Supplied records:
━━━━

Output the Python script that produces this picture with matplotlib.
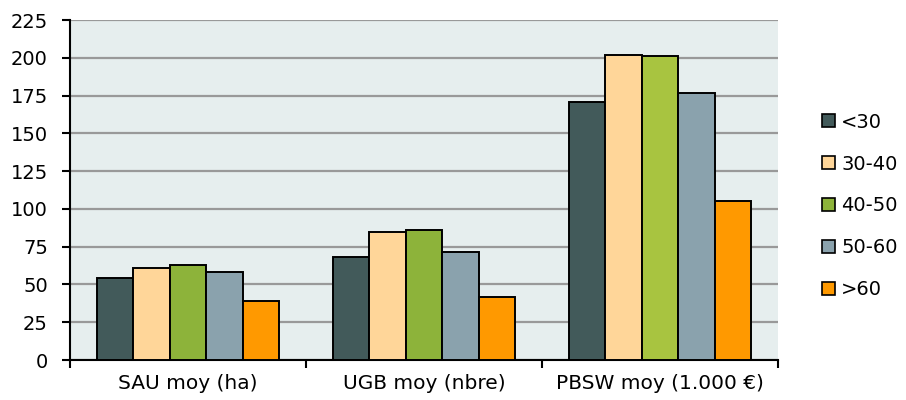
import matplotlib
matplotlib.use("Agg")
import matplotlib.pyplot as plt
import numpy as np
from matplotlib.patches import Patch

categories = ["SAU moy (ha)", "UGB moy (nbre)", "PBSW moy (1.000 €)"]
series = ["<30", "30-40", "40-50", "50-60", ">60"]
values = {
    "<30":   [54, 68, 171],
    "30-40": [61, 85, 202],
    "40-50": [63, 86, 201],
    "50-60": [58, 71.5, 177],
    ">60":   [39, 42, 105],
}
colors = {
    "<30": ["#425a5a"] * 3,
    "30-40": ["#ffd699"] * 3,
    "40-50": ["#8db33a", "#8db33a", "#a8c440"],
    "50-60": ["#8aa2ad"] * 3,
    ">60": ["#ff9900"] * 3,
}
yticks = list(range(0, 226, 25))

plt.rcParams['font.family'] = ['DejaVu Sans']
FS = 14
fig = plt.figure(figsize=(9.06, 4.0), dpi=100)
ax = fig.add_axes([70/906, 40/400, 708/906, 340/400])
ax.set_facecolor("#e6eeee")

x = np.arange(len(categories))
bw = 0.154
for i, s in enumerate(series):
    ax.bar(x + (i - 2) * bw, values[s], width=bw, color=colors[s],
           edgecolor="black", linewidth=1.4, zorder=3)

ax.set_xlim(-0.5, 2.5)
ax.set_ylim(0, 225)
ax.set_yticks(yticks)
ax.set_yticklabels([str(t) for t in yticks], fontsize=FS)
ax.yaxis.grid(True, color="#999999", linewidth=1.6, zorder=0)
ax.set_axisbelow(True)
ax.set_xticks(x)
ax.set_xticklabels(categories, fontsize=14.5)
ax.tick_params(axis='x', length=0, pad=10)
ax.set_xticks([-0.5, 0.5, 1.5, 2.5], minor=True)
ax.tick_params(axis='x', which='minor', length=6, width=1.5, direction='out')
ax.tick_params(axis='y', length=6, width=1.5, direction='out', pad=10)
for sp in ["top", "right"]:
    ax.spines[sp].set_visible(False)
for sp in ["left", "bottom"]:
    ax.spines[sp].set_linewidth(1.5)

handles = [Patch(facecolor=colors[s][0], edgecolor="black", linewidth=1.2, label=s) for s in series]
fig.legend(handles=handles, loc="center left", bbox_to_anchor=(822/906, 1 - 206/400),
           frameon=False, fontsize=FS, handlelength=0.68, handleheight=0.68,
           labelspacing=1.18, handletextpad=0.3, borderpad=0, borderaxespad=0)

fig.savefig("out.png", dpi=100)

━━━━

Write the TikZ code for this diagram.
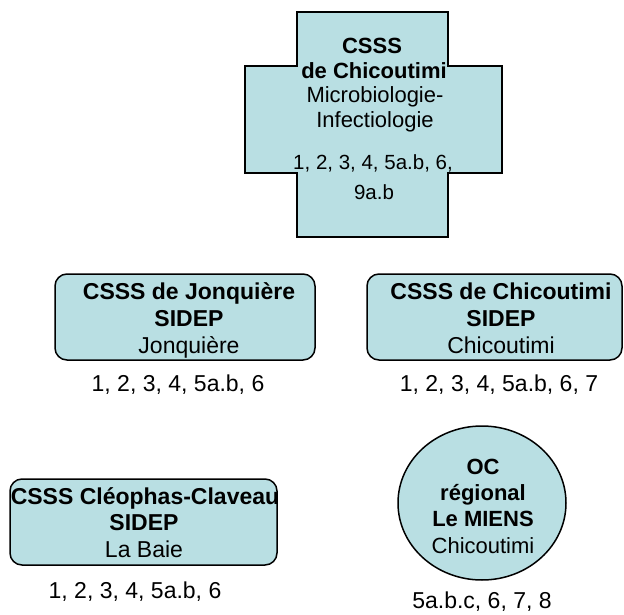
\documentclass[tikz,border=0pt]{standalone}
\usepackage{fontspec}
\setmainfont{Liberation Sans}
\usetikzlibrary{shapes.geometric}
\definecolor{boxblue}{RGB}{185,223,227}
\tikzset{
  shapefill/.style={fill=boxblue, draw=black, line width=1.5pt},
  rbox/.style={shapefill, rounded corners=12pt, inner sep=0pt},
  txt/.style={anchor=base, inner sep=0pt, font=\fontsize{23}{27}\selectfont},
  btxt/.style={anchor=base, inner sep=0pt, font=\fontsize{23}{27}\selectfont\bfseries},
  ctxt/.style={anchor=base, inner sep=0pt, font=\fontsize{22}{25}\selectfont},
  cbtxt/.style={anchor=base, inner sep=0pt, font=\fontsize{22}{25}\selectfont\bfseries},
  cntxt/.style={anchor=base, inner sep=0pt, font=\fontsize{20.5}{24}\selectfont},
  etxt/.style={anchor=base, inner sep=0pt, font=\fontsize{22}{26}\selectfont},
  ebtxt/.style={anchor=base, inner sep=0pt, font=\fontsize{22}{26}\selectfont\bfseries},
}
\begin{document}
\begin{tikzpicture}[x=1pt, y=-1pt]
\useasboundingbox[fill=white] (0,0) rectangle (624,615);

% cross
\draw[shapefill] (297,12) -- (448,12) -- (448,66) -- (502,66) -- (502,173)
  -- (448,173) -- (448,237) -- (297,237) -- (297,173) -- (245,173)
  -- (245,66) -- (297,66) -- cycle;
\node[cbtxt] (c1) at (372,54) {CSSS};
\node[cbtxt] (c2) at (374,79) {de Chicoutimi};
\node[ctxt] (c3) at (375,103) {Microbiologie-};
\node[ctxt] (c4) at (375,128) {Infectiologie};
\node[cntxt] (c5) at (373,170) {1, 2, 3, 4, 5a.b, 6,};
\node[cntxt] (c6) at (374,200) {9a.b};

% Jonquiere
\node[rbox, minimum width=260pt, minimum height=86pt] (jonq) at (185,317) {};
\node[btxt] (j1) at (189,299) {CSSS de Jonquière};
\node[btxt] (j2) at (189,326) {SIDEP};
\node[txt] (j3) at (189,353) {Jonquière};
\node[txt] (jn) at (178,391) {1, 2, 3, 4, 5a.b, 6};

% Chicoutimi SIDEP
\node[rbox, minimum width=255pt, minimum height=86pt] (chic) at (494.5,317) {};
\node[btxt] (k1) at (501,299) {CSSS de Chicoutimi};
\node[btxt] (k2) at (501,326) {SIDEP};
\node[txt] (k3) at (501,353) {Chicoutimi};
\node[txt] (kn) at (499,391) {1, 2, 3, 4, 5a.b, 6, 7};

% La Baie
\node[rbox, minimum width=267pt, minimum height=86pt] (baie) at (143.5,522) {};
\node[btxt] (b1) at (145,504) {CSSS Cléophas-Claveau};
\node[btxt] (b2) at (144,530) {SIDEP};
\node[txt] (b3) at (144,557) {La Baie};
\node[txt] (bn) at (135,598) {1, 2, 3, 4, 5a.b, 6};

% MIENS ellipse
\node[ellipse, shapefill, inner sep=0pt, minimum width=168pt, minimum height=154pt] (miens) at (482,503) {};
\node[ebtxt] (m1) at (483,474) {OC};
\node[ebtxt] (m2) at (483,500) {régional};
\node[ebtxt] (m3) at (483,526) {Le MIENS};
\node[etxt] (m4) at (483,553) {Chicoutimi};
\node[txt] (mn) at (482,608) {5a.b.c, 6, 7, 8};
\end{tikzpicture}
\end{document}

━━━━

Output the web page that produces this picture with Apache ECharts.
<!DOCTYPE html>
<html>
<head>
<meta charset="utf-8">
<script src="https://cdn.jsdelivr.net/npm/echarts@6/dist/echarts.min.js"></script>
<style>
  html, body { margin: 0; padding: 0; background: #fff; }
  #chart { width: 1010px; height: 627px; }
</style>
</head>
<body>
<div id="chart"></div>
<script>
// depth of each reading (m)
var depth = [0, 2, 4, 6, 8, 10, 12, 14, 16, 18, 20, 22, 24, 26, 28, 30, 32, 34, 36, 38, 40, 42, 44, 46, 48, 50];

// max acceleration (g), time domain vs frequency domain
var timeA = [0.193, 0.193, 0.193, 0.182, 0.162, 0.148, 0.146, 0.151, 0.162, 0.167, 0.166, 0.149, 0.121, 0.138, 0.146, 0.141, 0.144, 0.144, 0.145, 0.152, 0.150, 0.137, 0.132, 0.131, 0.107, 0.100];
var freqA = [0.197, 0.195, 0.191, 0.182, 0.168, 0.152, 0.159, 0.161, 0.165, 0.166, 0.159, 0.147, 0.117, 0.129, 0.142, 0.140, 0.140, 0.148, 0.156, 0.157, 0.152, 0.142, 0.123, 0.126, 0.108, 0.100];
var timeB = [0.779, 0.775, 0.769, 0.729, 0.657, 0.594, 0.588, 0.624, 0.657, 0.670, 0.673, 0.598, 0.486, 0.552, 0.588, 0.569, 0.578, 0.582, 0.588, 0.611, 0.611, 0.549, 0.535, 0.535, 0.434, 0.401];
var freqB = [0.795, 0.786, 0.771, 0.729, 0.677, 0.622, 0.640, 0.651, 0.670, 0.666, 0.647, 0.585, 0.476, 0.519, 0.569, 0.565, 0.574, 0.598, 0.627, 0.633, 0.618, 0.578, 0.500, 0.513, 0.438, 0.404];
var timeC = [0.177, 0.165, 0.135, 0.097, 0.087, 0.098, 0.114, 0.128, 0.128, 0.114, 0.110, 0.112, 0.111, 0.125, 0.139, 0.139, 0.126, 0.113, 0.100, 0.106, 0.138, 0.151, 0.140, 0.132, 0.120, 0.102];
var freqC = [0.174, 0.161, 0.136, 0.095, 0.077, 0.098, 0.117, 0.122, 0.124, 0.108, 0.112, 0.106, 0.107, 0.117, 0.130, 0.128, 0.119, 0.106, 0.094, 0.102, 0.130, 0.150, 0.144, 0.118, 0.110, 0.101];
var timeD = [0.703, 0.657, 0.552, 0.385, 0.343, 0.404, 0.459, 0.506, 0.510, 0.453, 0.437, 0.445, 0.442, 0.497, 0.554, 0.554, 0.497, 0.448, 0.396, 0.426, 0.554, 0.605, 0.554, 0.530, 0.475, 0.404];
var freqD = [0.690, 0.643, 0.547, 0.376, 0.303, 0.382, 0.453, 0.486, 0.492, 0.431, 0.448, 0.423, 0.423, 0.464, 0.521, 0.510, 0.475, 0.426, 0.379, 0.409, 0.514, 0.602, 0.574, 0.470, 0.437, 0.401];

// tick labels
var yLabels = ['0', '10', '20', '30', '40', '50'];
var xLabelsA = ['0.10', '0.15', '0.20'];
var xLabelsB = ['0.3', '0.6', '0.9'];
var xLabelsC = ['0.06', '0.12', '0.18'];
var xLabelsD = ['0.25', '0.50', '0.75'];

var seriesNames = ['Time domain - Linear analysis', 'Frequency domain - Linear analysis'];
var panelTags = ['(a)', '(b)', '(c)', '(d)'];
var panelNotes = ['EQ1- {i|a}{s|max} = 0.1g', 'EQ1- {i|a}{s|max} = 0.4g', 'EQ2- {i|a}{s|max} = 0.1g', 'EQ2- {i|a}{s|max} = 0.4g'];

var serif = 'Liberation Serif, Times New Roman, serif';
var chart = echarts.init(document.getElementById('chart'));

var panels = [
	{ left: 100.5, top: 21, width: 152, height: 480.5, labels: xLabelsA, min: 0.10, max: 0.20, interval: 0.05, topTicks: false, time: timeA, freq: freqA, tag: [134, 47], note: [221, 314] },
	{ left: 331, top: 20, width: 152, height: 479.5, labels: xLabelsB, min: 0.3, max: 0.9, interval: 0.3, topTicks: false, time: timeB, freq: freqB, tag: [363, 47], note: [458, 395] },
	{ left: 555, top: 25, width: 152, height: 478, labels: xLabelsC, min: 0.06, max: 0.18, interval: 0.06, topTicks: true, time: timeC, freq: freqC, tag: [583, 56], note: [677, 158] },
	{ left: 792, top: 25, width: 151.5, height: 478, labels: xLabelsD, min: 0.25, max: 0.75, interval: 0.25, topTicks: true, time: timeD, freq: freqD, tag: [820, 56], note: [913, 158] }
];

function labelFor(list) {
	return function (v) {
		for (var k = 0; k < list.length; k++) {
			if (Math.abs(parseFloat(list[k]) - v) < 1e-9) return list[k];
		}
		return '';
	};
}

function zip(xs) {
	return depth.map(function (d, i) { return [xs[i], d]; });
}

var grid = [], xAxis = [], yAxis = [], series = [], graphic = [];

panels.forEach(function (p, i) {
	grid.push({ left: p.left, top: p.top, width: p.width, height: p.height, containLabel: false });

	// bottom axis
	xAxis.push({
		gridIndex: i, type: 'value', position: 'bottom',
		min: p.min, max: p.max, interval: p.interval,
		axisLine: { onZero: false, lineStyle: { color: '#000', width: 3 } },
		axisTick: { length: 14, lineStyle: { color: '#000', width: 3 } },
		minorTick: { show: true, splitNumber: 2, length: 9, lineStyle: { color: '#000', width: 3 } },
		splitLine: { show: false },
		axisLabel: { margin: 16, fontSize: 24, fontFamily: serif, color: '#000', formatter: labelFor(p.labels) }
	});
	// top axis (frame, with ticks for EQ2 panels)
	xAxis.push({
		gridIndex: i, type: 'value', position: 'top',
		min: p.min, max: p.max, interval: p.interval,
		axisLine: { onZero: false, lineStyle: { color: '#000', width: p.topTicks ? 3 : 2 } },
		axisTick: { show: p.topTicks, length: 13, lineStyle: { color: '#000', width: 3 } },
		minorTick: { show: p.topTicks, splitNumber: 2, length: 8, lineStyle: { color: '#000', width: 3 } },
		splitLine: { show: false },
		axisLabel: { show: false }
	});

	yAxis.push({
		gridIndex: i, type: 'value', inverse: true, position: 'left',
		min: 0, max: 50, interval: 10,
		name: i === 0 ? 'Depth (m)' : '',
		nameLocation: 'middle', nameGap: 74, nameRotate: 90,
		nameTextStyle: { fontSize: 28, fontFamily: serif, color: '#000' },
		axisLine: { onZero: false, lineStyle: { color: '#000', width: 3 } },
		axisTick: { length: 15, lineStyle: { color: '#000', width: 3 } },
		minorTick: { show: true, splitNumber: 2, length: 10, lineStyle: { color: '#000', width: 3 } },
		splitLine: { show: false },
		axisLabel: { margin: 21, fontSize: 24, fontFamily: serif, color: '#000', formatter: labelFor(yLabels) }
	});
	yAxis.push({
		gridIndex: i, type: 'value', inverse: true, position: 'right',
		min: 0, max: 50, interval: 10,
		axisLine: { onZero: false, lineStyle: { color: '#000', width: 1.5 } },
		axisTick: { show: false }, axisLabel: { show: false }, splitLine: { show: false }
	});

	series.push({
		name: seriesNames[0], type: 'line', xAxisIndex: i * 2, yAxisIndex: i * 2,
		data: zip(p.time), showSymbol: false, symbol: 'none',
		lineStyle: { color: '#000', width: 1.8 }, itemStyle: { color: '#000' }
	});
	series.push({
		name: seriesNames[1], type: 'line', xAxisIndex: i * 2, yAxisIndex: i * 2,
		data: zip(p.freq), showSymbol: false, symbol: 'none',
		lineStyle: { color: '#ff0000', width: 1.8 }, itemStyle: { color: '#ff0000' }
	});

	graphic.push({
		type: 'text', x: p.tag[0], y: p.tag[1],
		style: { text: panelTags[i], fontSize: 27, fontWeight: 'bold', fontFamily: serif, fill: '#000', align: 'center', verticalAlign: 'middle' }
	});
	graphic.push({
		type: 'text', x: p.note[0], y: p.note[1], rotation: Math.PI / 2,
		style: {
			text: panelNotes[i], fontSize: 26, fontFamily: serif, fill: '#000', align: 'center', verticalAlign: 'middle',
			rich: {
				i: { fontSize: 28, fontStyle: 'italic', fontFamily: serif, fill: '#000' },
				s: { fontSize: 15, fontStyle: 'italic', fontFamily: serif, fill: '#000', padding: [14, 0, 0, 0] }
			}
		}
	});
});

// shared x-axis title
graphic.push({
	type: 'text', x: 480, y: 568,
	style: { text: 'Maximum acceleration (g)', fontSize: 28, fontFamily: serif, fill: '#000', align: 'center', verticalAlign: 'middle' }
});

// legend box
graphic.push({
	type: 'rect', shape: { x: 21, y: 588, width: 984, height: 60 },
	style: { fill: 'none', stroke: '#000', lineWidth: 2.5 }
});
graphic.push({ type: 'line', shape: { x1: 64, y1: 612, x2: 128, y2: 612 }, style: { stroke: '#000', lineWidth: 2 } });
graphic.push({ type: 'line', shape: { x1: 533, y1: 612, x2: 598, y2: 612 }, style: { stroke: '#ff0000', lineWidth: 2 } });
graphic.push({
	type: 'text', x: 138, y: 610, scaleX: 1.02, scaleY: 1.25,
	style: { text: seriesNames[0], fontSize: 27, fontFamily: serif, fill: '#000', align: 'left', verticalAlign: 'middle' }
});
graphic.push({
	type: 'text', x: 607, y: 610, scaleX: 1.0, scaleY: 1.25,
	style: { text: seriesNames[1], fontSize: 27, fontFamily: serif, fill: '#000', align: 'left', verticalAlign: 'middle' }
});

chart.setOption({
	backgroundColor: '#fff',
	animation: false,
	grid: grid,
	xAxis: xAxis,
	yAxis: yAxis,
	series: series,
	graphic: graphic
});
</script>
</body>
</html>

━━━━

Task to carry out: Count the lines in the records above that contain the word "matplotlib", and reply with only that number.

Task result: 5